Updated

There's a strong correlation between smoking and church attendance, a recent survey by Gallup found.

After asking a group of over 350,000 adult participants from the U.S. if they smoke, the polling firm reported that the number of smokers "increases in a linear fashion as church attendance decreases," meaning that non-smokers are more likely to attend church. In fact, the poll determined that only 12 percent of those who identified as smokers attended church at least once a week, while 30 percent of those who identified as smokers said they don't attend church at all.
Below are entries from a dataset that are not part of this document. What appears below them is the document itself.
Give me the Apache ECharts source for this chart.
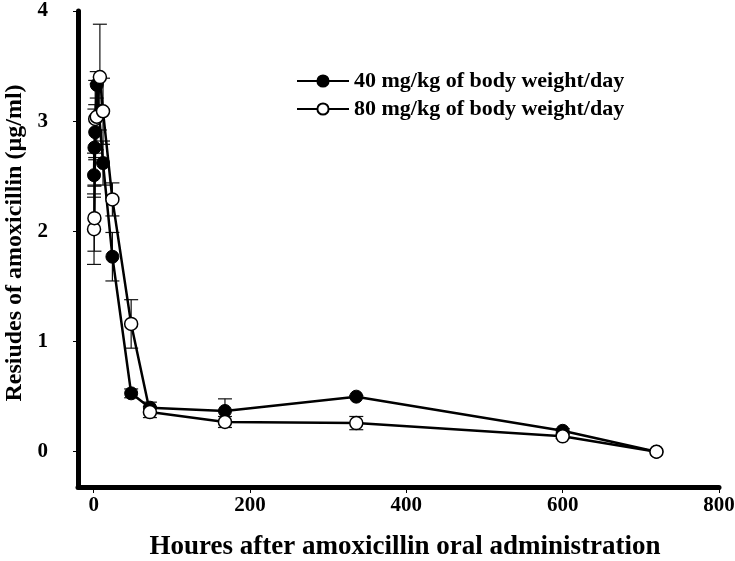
<!DOCTYPE html>
<html><head><meta charset="utf-8">
<script src="https://cdn.jsdelivr.net/npm/echarts@6/dist/echarts.min.js"></script>
<style>html,body{margin:0;padding:0;background:#fff}#c{width:735px;height:561px}</style>
</head><body><div id="c"></div>
<script>
const seriesNames = ['40 mg/kg of body weight/day', '80 mg/kg of body weight/day'];
const hours40 = [0.5, 1, 2, 4, 12, 24, 48, 72, 168, 336, 600, 720];
const resid40 = [2.51, 2.76, 2.90, 3.33, 2.62, 1.77, 0.53, 0.40, 0.37, 0.50, 0.19, 0.00];
const err40   = [0.20, 0.35, 0.25, 0.12, 0.20, 0.22, 0.04, 0.05, 0.11, 0.01, 0.02, 0.00];
const hours80 = [0.5, 1, 2, 4, 8, 12, 24, 48, 72, 168, 336, 600, 720];
const resid80 = [2.02, 2.12, 3.02, 3.04, 3.40, 3.09, 2.29, 1.16, 0.36, 0.27, 0.26, 0.14, 0.00];
const err80   = [0.32, 0.30, 0.35, 0.30, 0.48, 0.30, 0.15, 0.22, 0.05, 0.05, 0.06, 0.02, 0.00];
const xTicks = [0, 200, 400, 600, 800];
const yTicks = [0, 1, 2, 3, 4];
const xTitle = 'Houres after amoxicillin oral administration';
const yTitle = 'Resiudes of amoxicillin (µg/ml)';

const FONT = "'Liberation Serif', 'Times New Roman', serif";
const zip = (a, b) => a.map((v, i) => [v, b[i]]);
const zip3 = (a, b, c) => a.map((v, i) => [v, b[i], c[i]]);

function errRender(params, api) {
  const x = api.value(0), y = api.value(1), e = api.value(2);
  if (!e) return null;
  const t = api.coord([x, y + e]), b = api.coord([x, y - e]);
  const h = 7;
  const st = { stroke: '#111', lineWidth: 1.2 };
  return { type: 'group', children: [
    { type: 'line', shape: { x1: t[0], y1: t[1], x2: b[0], y2: b[1] }, style: st },
    { type: 'line', shape: { x1: t[0] - h, y1: t[1], x2: t[0] + h, y2: t[1] }, style: st },
    { type: 'line', shape: { x1: b[0] - h, y1: b[1], x2: b[0] + h, y2: b[1] }, style: st }
  ]};
}

const chart = echarts.init(document.getElementById('c'), null, { renderer: 'canvas' });
chart.setOption({
  animation: false,
  backgroundColor: '#fff',
  grid: { left: 78, right: 16, top: 11, bottom: 74, containLabel: false, outerBoundsMode: 'none' },
  legend: {
    data: seriesNames, orient: 'vertical', left: 291, top: 65, itemGap: 6,
    itemWidth: 52, itemHeight: 14,
    textStyle: { fontFamily: FONT, fontWeight: 'bold', fontSize: 22, lineHeight: 22, color: '#000' }
  },
  xAxis: {
    type: 'value', min: -20, max: 800,
    axisLine: { onZero: false, lineStyle: { color: '#000', width: 5 } },
    axisTick: { customValues: xTicks, length: 6, lineStyle: { color: '#000', width: 1 } },
    axisLabel: { customValues: xTicks, margin: 8, fontFamily: FONT, fontWeight: 'bold', fontSize: 21, color: '#000' },
    splitLine: { show: false },
    name: xTitle, nameLocation: 'middle', nameGap: 47,
    nameTextStyle: { fontFamily: FONT, fontWeight: 'bold', fontSize: 27, color: '#000', padding: [0, 0, 0, 13] }
  },
  yAxis: {
    type: 'value', min: -0.32, max: 4,
    axisLine: { onZero: false, lineStyle: { color: '#000', width: 5 } },
    axisTick: { customValues: yTicks, length: 5, lineStyle: { color: '#000', width: 1 } },
    axisLabel: { customValues: yTicks, margin: 30, fontFamily: FONT, fontWeight: 'bold', fontSize: 21, color: '#000' },
    splitLine: { show: false },
    name: yTitle, nameLocation: 'middle', nameGap: 48, nameRotate: 90,
    nameTextStyle: { fontFamily: FONT, fontWeight: 'bold', fontSize: 24, color: '#000', padding: [0, 0, 0, 12] }
  },
  series: [
    { type: 'custom', name: 'err40', renderItem: errRender, data: zip3(hours40, resid40, err40), z: 1, silent: true },
    { type: 'custom', name: 'err80', renderItem: errRender, data: zip3(hours80, resid80, err80), z: 1, silent: true },
    { type: 'line', name: seriesNames[0], data: zip(hours40, resid40), z: 3,
      symbol: 'circle', symbolSize: 13, showAllSymbol: true,
      lineStyle: { color: '#000', width: 2.5 },
      itemStyle: { color: '#000', borderColor: '#000', borderWidth: 1 } },
    { type: 'line', name: seriesNames[1], data: zip(hours80, resid80), z: 4,
      symbol: 'circle', symbolSize: 13, showAllSymbol: true,
      lineStyle: { color: '#000', width: 2.5 },
      itemStyle: { color: '#fff', borderColor: '#000', borderWidth: 1.5 } }
  ]
});
</script>
</body></html>
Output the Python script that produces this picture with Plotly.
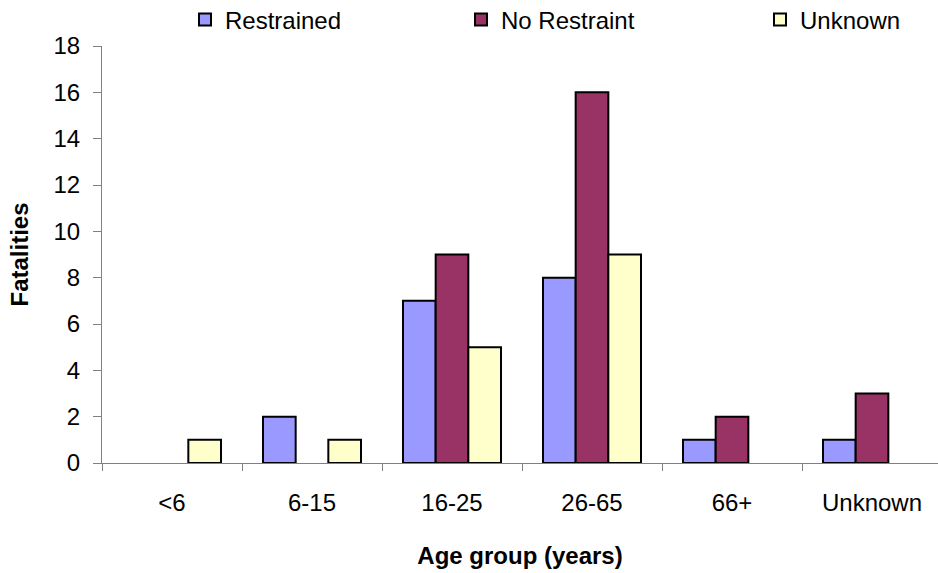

Gallup was also careful to account for certain demographic characteristics, which included age (older folks are less likely to smoke but attend church more regularly), sex (men are more likely to smoke and more likely to skip church) and marital status (married couples smoke less, attend church more often). Yet even with these factors, Gallup still claims to have determined "a statistically significant relationship with smoking." The same rings true after accounting for education, income and ethnicity, too.

Despite these findings, Gallup claims they cannot determine a causation, but they did put forth a number of theories. They hypothesized that smokers could be shunned in certain religious groups, or that the addictive personality that leads to smoking could somehow mentally prevent a smoker from attending church.

On the flip side, Gallup also proposed the idea that church-goers avoid smoking as part of their religious beliefs. As an example, they put forth the notion that Mormons might smoke less because of a Mormon doctrine that specifically forbids smoking, citing the low percentage of Mormon smokers (8 percent) as compared with the percentage of Americans who smoke regardless of religious affiliation (20 percent).

Church-goers aside, religious identification also factored into the results. Of the participants polled, those with no religious affiliation smoked the most (26 percent), followed by Muslims (23 percent), Protestants/other Christians (20 percent), Catholics (18 percent), Jews (10 percent) and Mormons (8 percent).